Q1. From a traveler's perspective, does a "superhost" enhance the guest experience?

Q2. What features have the most influence on the success and profitability of an Airbnb listing from an investor's standpoint?

Q3. How significantly do customer reviews influence the booking frequency of a listing?

# 2. Exploratory Data Analysis

## 2.1 Data Understanding

In [9]:
# Import packages
import numpy as np
import pandas as pd
from matplotlib import pyplot as plt
%matplotlib inline
import seaborn as sns
import warnings
warnings.simplefilter(action='ignore')

pd.set_option('display.max_rows', 25)
pd.set_option('display.max_columns', 25)

In [12]:
# Import data
df_listings = pd.read_csv("../data/listings.csv")
df_reviews = pd.read_csv("../data/reviews.csv")

for data in [df_listings,df_reviews]:
    display(data.head(3))
    print(data.shape)

Unnamed: 0,id,listing_url,scrape_id,last_scraped,name,summary,space,description,experiences_offered,neighborhood_overview,notes,transit,...,review_scores_communication,review_scores_location,review_scores_value,requires_license,license,jurisdiction_names,instant_bookable,cancellation_policy,require_guest_profile_picture,require_guest_phone_verification,calculated_host_listings_count,reviews_per_month
0,12147973,https://www.airbnb.com/rooms/12147973,20160906204935,2016-09-07,Sunny Bungalow in the City,"Cozy, sunny, family home. Master bedroom high...",The house has an open and cozy feel at the sam...,"Cozy, sunny, family home. Master bedroom high...",none,"Roslindale is quiet, convenient and friendly. ...",,"The bus stop is 2 blocks away, and frequent. B...",...,,,,f,,,f,moderate,f,f,1,
1,3075044,https://www.airbnb.com/rooms/3075044,20160906204935,2016-09-07,Charming room in pet friendly apt,Charming and quiet room in a second floor 1910...,Small but cozy and quite room with a full size...,Charming and quiet room in a second floor 1910...,none,"The room is in Roslindale, a diverse and prima...","If you don't have a US cell phone, you can tex...",Plenty of safe street parking. Bus stops a few...,...,10.0,9.0,9.0,f,,,t,moderate,f,f,1,1.3
2,6976,https://www.airbnb.com/rooms/6976,20160906204935,2016-09-07,Mexican Folk Art Haven in Boston,"Come stay with a friendly, middle-aged guy in ...","Come stay with a friendly, middle-aged guy in ...","Come stay with a friendly, middle-aged guy in ...",none,The LOCATION: Roslindale is a safe and diverse...,I am in a scenic part of Boston with a couple ...,"PUBLIC TRANSPORTATION: From the house, quick p...",...,10.0,9.0,10.0,f,,,f,moderate,t,f,1,0.47


(3585, 95)


Unnamed: 0,listing_id,id,date,reviewer_id,reviewer_name,comments
0,1178162,4724140,2013-05-21,4298113,Olivier,My stay at islam's place was really cool! Good...
1,1178162,4869189,2013-05-29,6452964,Charlotte,Great location for both airport and city - gre...
2,1178162,5003196,2013-06-06,6449554,Sebastian,We really enjoyed our stay at Islams house. Fr...


(68275, 6)


After going through the [data dictionary](https://docs.google.com/spreadsheets/d/1iWCNJcSutYqpULSQHlNyGInUvHg2BoUGoNRIGa6Szc4/edit?usp=sharing) provided by [Insider Airbnb](http://insideairbnb.com/data-assumptions) , I got a clearer picture of the dataset and picked out the key features I'll need for answering our main questions.
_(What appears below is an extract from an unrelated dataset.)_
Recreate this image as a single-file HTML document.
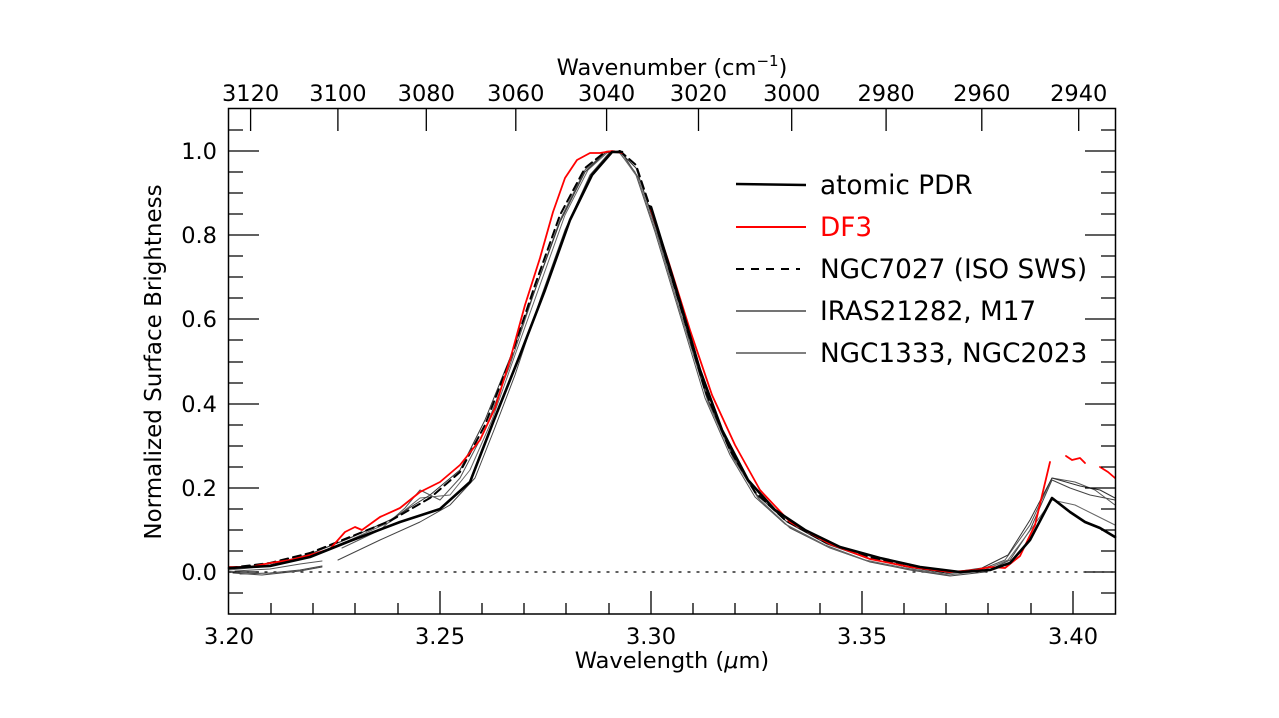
<!DOCTYPE html>
<html><head><meta charset="utf-8"><style>
html,body{margin:0;padding:0;background:#fff}
svg{display:block}
text{font-family:"DejaVu Sans","Liberation Sans",sans-serif;fill:#000}
</style></head><body>
<svg width="1279" height="718" viewBox="0 0 1279 718" xmlns="http://www.w3.org/2000/svg">
<rect x="0" y="0" width="1279" height="718" fill="#fff"/>
<g fill="none" stroke-linejoin="round" stroke-linecap="round">
<line x1="229" y1="572" x2="1115" y2="572" stroke="#000" stroke-width="1.3" stroke-dasharray="2,7"/>
<polyline stroke="#444" stroke-width="1" points="240,574 270,573 300,570 322,566"/>
<polyline stroke="#444" stroke-width="1" points="233,573 262,575 300,571 322,567"/>
<polyline stroke="#555" stroke-width="1" points="235,571 270,569 300,564 322,561"/>
<polyline stroke="#444" stroke-width="1" points="338,560 380,540 420,522 450,505 475,478 494,430 515,375 540,300 565,230 590,175 610,152 622,153 640,180 660,240 685,320 710,405 735,460 760,500 790,528 830,548 870,562 910,570 950,576 985,572 1010,560 1030,530 1052,480 1070,488 1090,495 1115,500"/>
<polyline stroke="#555" stroke-width="1" points="342,548 380,530 405,508 420,490 440,500 460,478 485,430 510,365 535,290 560,220 585,170 605,153 618,151 635,172 655,232 680,315 705,398 730,455 755,497 785,524 825,545 865,560 905,568 945,574 980,570 1005,560 1030,525 1052,478 1075,482 1095,490 1115,505"/>
<polyline stroke="#666" stroke-width="1" points="229,570 270,566 310,556 350,540 390,522 420,498 450,495 470,470 492,420 515,355 540,285 565,215 588,170 608,152 620,153 638,178 658,238 682,318 708,402 733,458 758,498 788,526 828,547 868,561 908,569 948,575 982,571 1008,560 1032,528 1052,500 1075,505 1095,515 1115,525"/>
<polyline stroke="#333" stroke-width="1" points="229,569 270,565 310,554 350,538 390,520 430,495 460,470 485,420 510,358 535,290 560,222 585,172 606,152 620,152 636,168 656,228 681,310 706,395 732,453 757,495 787,522 827,544 867,558 907,567 947,573 982,568 1008,555 1030,520 1052,478 1080,486 1100,490 1115,498"/>
<polyline stroke="#000" stroke-width="2" stroke-dasharray="8,5" points="229,568 270,563 310,553 350,537 390,521 430,498 460,472 485,425 510,360 535,285 560,215 585,168 605,152 620,151 636,165 656,225 680,305 705,390 730,450 755,492 785,520 825,542 865,556 905,566 945,572"/>
<polyline stroke="#f00" stroke-width="1.8" points="229,567 250,567 270,563 290,560 310,555 330,549 345,532 355,527 362,530 380,517 400,508 420,492 440,482 460,465 480,440 495,408 510,360 525,305 540,258 553,212 565,178 577,160 590,153 600,153 612,151 622,153"/>
<polyline stroke="#f00" stroke-width="1.8" points="651,210 668,260 690,330 712,395 735,445 760,490 790,522 830,544 870,559 910,567 950,572 975,570 990,567 1005,568 1020,556 1035,525 1050,462"/>
<polyline stroke="#f00" stroke-width="1.8" points="1066,456 1072,460 1080,458 1085,463"/>
<polyline stroke="#f00" stroke-width="1.8" points="1100,467 1108,472 1115,478"/>
<polyline stroke="#000" stroke-width="2.6" points="229,568 270,566 310,557 350,541 400,522 440,509 470,482 494,420 520,355 545,290 570,220 592,175 612,152 622,152"/>
<polyline stroke="#000" stroke-width="2.6" points="651,207 675,285 700,370 722,430 748,480 775,510 805,530 840,547 880,558 920,567 960,572 990,570 1010,563 1030,540 1052,498 1070,512 1085,522 1100,528 1115,537"/>
</g>
<rect x="228.5" y="108.5" width="887" height="505.5" fill="none" stroke="#000" stroke-width="1.5"/>
<g stroke="#000" stroke-width="1.3">
<path d="M228 572h31M228 488h31M228 404h31M228 319h31M228 235h31M228 151h31M1116 572h-31M1116 488h-31M1116 404h-31M1116 319h-31M1116 235h-31M1116 151h-31"/>
<path d="M228 593h15M228 551h15M228 530h15M228 509h15M228 467h15M228 446h15M228 425h15M228 383h15M228 362h15M228 340h15M228 298h15M228 277h15M228 256h15M228 214h15M228 193h15M228 172h15M228 130h15"/>
<path d="M1116 593h-15M1116 551h-15M1116 530h-15M1116 509h-15M1116 467h-15M1116 446h-15M1116 425h-15M1116 383h-15M1116 362h-15M1116 340h-15M1116 298h-15M1116 277h-15M1116 256h-15M1116 214h-15M1116 193h-15M1116 172h-15M1116 130h-15"/>
<path d="M440 614v-23M651 614v-23M862 614v-23M1073 614v-23"/>
<path d="M271 614v-11M313 614v-11M355 614v-11M398 614v-11M482 614v-11M524 614v-11M566 614v-11M609 614v-11M693 614v-11M735 614v-11M777 614v-11M820 614v-11M904 614v-11M946 614v-11M988 614v-11M1031 614v-11"/>
<path d="M250.6 108v23M337.9 108v23M426.3 108v23M515.8 108v23M606.6 108v23M698.5 108v23M791.7 108v23M886.1 108v23M981.8 108v23M1078.7 108v23"/>
</g>
<g font-size="22.5" text-anchor="end">
<text x="217" y="580">0.0</text><text x="217" y="496">0.2</text><text x="217" y="412">0.4</text><text x="217" y="327">0.6</text><text x="217" y="243">0.8</text><text x="217" y="159">1.0</text>
</g>
<g font-size="22.5" text-anchor="middle">
<text x="229" y="644">3.20</text><text x="440" y="644">3.25</text><text x="651" y="644">3.30</text><text x="862" y="644">3.35</text><text x="1073" y="644">3.40</text>
<text x="250.6" y="101">3120</text><text x="337.9" y="101">3100</text><text x="426.3" y="101">3080</text><text x="515.8" y="101">3060</text><text x="606.6" y="101">3040</text><text x="698.5" y="101">3020</text><text x="791.7" y="101">3000</text><text x="886.1" y="101">2980</text><text x="981.8" y="101">2960</text><text x="1078.7" y="101">2940</text>
<text x="672" y="668">Wavelength (<tspan font-style="italic">μ</tspan>m)</text>
<text x="672" y="75">Wavenumber (cm<tspan font-size="15" dy="-9">−1</tspan><tspan dy="9">)</tspan></text>
<text transform="translate(161,362) rotate(-90)" font-size="23">Normalized Surface Brightness</text>
</g>
<g stroke-width="2">
<line x1="736" y1="184" x2="806" y2="185" stroke="#000" stroke-width="2.4"/>
<line x1="736" y1="227" x2="806" y2="227" stroke="#f00"/>
<line x1="736" y1="269" x2="800" y2="269" stroke="#000" stroke-dasharray="8,7"/>
<line x1="736" y1="311" x2="806" y2="311" stroke="#222" stroke-width="1.3"/>
<line x1="736" y1="353" x2="806" y2="353" stroke="#333" stroke-width="1.3"/>
</g>
<g font-size="26.3">
<text x="820" y="194">atomic PDR</text>
<text x="820" y="236" style="fill:#f00">DF3</text>
<text x="820" y="278">NGC7027 (ISO SWS)</text>
<text x="820" y="320">IRAS21282, M17</text>
<text x="820" y="362">NGC1333, NGC2023</text>
</g>
</svg>
</body></html>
- The calendar dataset shows prices and availability for listings for the next year. It's more about what hosts plan to do in the future, so I'm skipping this data for my analysis.

- In the listings dataset, there's a lot of info about what each lisitng offers. The column **"_host_issuperhost"** will be useful in answering the first question (Q1).

- The reviews dataset provides customer comments and the dates they were left. I can model the sentiment of these reviews to help answer the third question (Q3). There are also 7 **"review_scores"** metrics within the listings dataset that will be helpful for the third question (Q3)

- For the second question (Q2) about how popular or full places are, I would like to use price and occupancy to compare success by total revenue, but occupancy isn't tracked. Thankfully, Inside Airbnb has already looked into the issue of modeling occupancy and suggest using "a Review Rate of 50%" to approximate bookings from the number of reviews. So, I'm going to use the **"_reviews_per_month"** column to estimate of how many times a place gets booked to gauge a listing's success.